Add to this, Rollie’s beloved ship has been sold for space salvage, and what’s an industrious dead man to do?
Earthling pal Bertram Ludlow knows. He’s learned a lot since ducking death himself. He’s discovered the thrill of second chances, the power of cold, hard cash...and he’s more than certain his planet’s endured enough.
Soon, Rollie and Bertram are caught up in a confounding case of cosmic conspiracy, two-faced dames, hot pursuit and lukewarm vending machine seafood.
Can Rollie and Bertram track down the numeroterrorist, free the GCU and rescue Rollie’s greatest nemesis… before their own numbers are up?

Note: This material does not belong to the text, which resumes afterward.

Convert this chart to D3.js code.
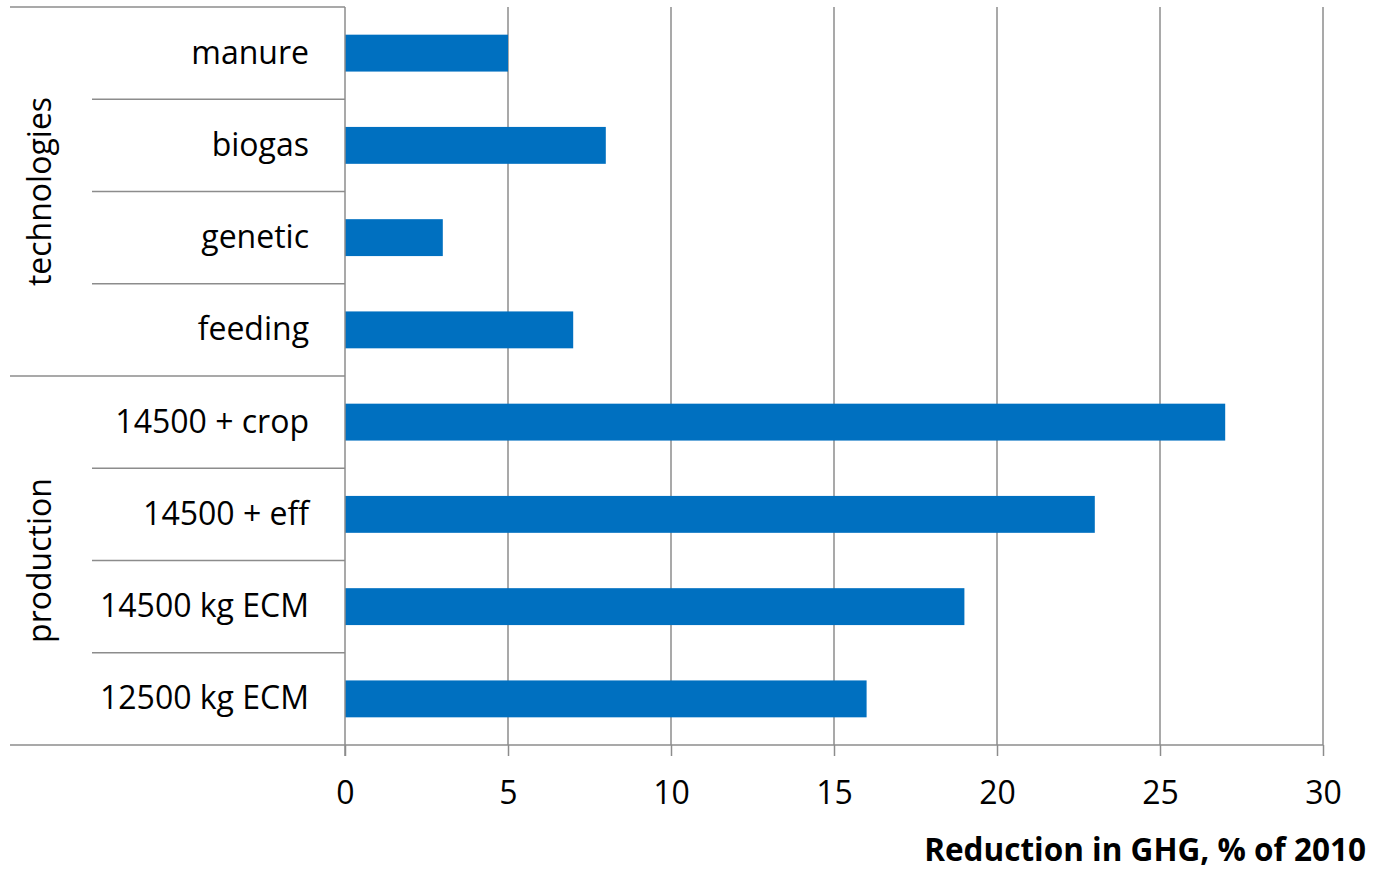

Jenn Thorson always knew she wanted to be a writer; it was the C+ in Penmanship that initially held her back. By the age of 11, she'd written her first mystery novel, Key to the Blue Moon, which her secretary— er, Mom—was good enough to type up for her. It was a raging hit among the two people she knew. Spurred by her dramatic success, she went on to write other works, an experience that found her cluing into the Mystery genre, flirting with the Melodramatic Teen style, and becoming better versed in the Embarrassing Poetry of Which We Shall Never Speak Again school of writing. Yet, oddly, no one stopped her from attending Carnegie Mellon University for Creative and Professional Writing. And it was here she discovered that humor was in her heart. This was a surprise, since the funny bone usually gets so much press. Soon Jenn graduated from Carnegie Mellon and, with an inconvenient bent toward eating regularly, she took a job as a technical writer for a software development company. In the years that followed, she would move from the joys of explaining where the File menu was, to managing the marketing of the company's product line. Marketing, she realized, involved a gleeful combination of Making Stuff Up and Actually Getting Paid for It; so she became a full-time marketing writer and project manager in a local advertising firm. She also continued to hone her fiction, and her first published story, "The Last Great Play of Rosie Cosnowski" made its way into the Timber Creek Review. Since those days, Jenn Thorson's stories have been published in the Humor Press, the magazine for the Lewis Carroll Society of North America, and Romantic Homes magazine. Her books currently include There Goes the Galaxy, The Purloined Number and Tryfling Matters.